I titled this session way back in the fall of 2014, having just bonded with the Decolonizing/Indigenizing buzz word "Unsettling", so I've had five months to consider just what I might have meant in the title: "Treaty Walks: An "Unsettling" Journey From Bully to Benevolence and White Back Again".

I am finally coming to grips with my Treaty Walks experience and the ambiguity of it all. Treaty Walks has been both Decolonizing/Indigenizing and Disturbing/Destabilizing.

I have been committed and thankful to Treaty Walks in the various incarnations for the last three and a half years; however, I'm realizing Treaty Walks has also been a very upsetting experience for me. I stopped blogging for over a year, nearly burnt out, needing to learn to relax. I have struggled with my unsettled identity; a colleague told me I was a bully, my students often demonstrate frustration "resistance" to the topic of Treaty Education (which, in Saskatchewan, has been mandated since 2008 in every subject) and at the same time I was always have to be on alert for my temptation to act as Lady Bountiful, seeing myself as a hero. I know this navel gazing is part of my privilege, my whiteness, making the quest for social justice all about me.

But, I know I am on to something with Treaty Walks. I trust my teacher's heart.

Treaty Walks has been an informal Action Research project,  looping and looping through questioning, acting, and reflecting. My work as an ally is just as real as my identity angst. The victories are just as true as the navel gazing. I may be perceived as a bully, as Lady Bountiful, as self-white-tious; I may be tempted to lean into those identities or accept others' perceptions of me. I may be humble, infuriating, ruffling and kind all at the same time.

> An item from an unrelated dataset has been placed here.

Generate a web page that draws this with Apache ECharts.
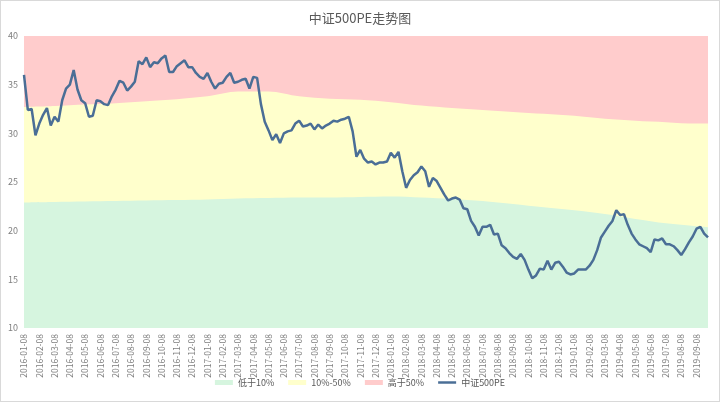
<!DOCTYPE html>
<html>
<head>
<meta charset="utf-8">
<title>中证500PE走势图</title>
<script src="https://cdn.jsdelivr.net/npm/echarts/dist/echarts.min.js"></script>
<style>
  html, body { margin: 0; padding: 0; background: #fff; }
  #main { width: 718px; height: 400px; border: 1px solid #d9d9d9; }
</style>
</head>
<body>
<div id="main"></div>
<script>
// month tick labels (one every 4 weekly points)
var months = [
  '2016-01-08','2016-02-08','2016-03-08','2016-04-08','2016-05-08','2016-06-08',
  '2016-07-08','2016-08-08','2016-09-08','2016-10-08','2016-11-08','2016-12-08',
  '2017-01-08','2017-02-08','2017-03-08','2017-04-08','2017-05-08','2017-06-08',
  '2017-07-08','2017-08-08','2017-09-08','2017-10-08','2017-11-08','2017-12-08',
  '2018-01-08','2018-02-08','2018-03-08','2018-04-08','2018-05-08','2018-06-08',
  '2018-07-08','2018-08-08','2018-09-08','2018-10-08','2018-11-08','2018-12-08',
  '2019-01-08','2019-02-08','2019-03-08','2019-04-08','2019-05-08','2019-06-08',
  '2019-07-08','2019-08-08','2019-09-08'
];

// weekly PE values
var pe = [
  36.0, 32.4, 32.5, 29.8, 31.0, 31.9, 32.6, 30.8, 31.7, 31.2,
  33.4, 34.6, 35.0, 36.5, 34.5, 33.4, 33.1, 31.7, 31.8, 33.4,
  33.3, 33.0, 32.9, 33.8, 34.5, 35.4, 35.2, 34.4, 34.8, 35.3,
  37.4, 37.1, 37.8, 36.8, 37.3, 37.2, 37.7, 38.0, 36.3, 36.3,
  36.9, 37.2, 37.5, 36.8, 36.8, 36.2, 35.8, 35.6, 36.2, 35.3,
  34.6, 35.1, 35.2, 35.8, 36.2, 35.2, 35.3, 35.5, 35.6, 34.6,
  35.8, 35.7, 33.0, 31.2, 30.3, 29.3, 29.9, 29.0, 30.0, 30.2,
  30.3, 31.0, 31.3, 30.7, 30.8, 31.0, 30.4, 30.9, 30.5, 30.8,
  31.0, 31.3, 31.2, 31.4, 31.5, 31.7, 30.2, 27.6, 28.3, 27.4,
  27.0, 27.1, 26.8, 27.0, 27.0, 27.1, 28.0, 27.5, 28.1, 26.1,
  24.4, 25.2, 25.7, 26.0, 26.6, 26.1, 24.5, 25.4, 25.1, 24.4,
  23.7, 23.1, 23.3, 23.4, 23.2, 22.3, 22.2, 21.0, 20.4, 19.5,
  20.4, 20.4, 20.6, 19.6, 19.7, 18.5, 18.2, 17.7, 17.3, 17.1,
  17.6, 17.0, 16.0, 15.1, 15.4, 16.1, 16.0, 16.9, 16.0, 16.7,
  16.8, 16.3, 15.7, 15.5, 15.6, 16.0, 16.0, 16.0, 16.4, 17.0,
  18.0, 19.3, 19.9, 20.5, 21.0, 22.1, 21.6, 21.7, 20.6, 19.7,
  19.1, 18.6, 18.4, 18.2, 17.8, 19.1, 19.0, 19.2, 18.6, 18.6,
  18.4, 18.0, 17.5, 18.1, 18.8, 19.4, 20.2, 20.4, 19.7, 19.3
];

// band boundaries sampled every two months (month index from 2016-01)
var bandMonths = [0, 2, 4, 6, 8, 10, 12, 14, 16, 18, 20, 22, 24, 26, 28, 30, 32, 34, 36, 38, 40, 42, 44, 44.75];
var pct10 = [22.9, 22.95, 23.0, 23.05, 23.1, 23.15, 23.2, 23.3, 23.35, 23.4, 23.4, 23.45,
             23.5, 23.4, 23.25, 23.05, 22.75, 22.4, 22.1, 21.7, 21.2, 20.75, 20.45, 20.35];
var pct50 = [32.7, 32.8, 32.95, 33.1, 33.3, 33.5, 33.8, 34.3, 34.3, 33.8, 33.55, 33.45,
             33.2, 32.85, 32.6, 32.4, 32.2, 32.0, 31.8, 31.5, 31.3, 31.15, 31.0, 31.0];
var topValue = 40;

var lastX = pe.length - 1;
function bandData(arr) {
  return bandMonths.map(function (m, i) { return [Math.min(m * 4, lastX), arr[i]]; });
}

var myChart = echarts.init(document.getElementById('main'));
var areaSeries = function (name, color, data) {
  return {
    name: name,
    type: 'line',
    data: data,
    smooth: 0.3,
    symbol: 'none',
    silent: true,
    itemStyle: { color: color },
    lineStyle: { width: 0, color: color },
    areaStyle: { color: color, opacity: 1, origin: 'start' }
  };
};

myChart.setOption({
  animation: false,
  textStyle: { fontFamily: '"Noto Sans CJK SC", "Noto Sans", sans-serif' },
  title: {
    text: '中证500PE走势图',
    left: 'center',
    top: 6,
    textStyle: { fontSize: 13, fontWeight: 'normal', color: '#595959' }
  },
  legend: {
    bottom: 9,
    left: 'center',
    itemWidth: 18,
    itemHeight: 5,
    itemGap: 14,
    textStyle: { fontSize: 9, color: '#595959' },
    data: [
      { name: '低于10%', icon: 'rect' },
      { name: '10%-50%', icon: 'rect' },
      { name: '高于50%', icon: 'rect' },
      { name: '中证500PE', icon: 'path://M0,0h16v2.2h-16z' }
    ]
  },
  grid: { left: 23, right: 11, top: 35, bottom: 73 },
  xAxis: {
    type: 'value',
    min: 0,
    max: lastX,
    interval: 4,
    axisLine: { show: false },
    axisTick: { show: false },
    splitLine: { show: false },
    axisLabel: {
      rotate: 90,
      fontSize: 8.5,
      color: '#7f7f7f',
      margin: 6,
      formatter: function (v) {
        return v % 4 === 0 && months[v / 4] ? months[v / 4] : '';
      }
    }
  },
  yAxis: {
    type: 'value',
    min: 10,
    max: 40,
    interval: 5,
    axisLine: { show: false },
    axisTick: { show: false },
    splitLine: { show: false },
    axisLabel: { fontSize: 9, color: '#7f7f7f', margin: 6 }
  },
  series: [
    areaSeries('高于50%', '#ffcccc', [[0, topValue], [lastX, topValue]]),
    areaSeries('10%-50%', '#ffffcc', bandData(pct50)),
    areaSeries('低于10%', '#d6f5df', bandData(pct10)),
    {
      name: '中证500PE',
      type: 'line',
      data: pe.map(function (v, i) { return [i, v]; }),
      symbol: 'none',
      itemStyle: { color: '#4a6e96' },
      lineStyle: { width: 2.5, color: '#4a6e96' }
    }
  ]
});
</script>
</body>
</html>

I am happy to be in this "third space" where I am not at home, but I'm also no stranger. I'm happy to be estranged from what is familiar and everyday. (Pinar, 2011). I am happy to practice my discourse as I learn to be useful.

What's important to me is that I keep walking with Treaty, sometimes sitting with Treaty, sometimes meditating, singing, crying, laughing... I keep provoking. I keep "learning how to live well and wisely in the world".


Part 3 of 4 at "Treaty Walks: My Unsettling Journey from Bully to Benevolence and White Back Again" at Provoking Curriculum, University of British Columbia, Vancouver, BC, Canada.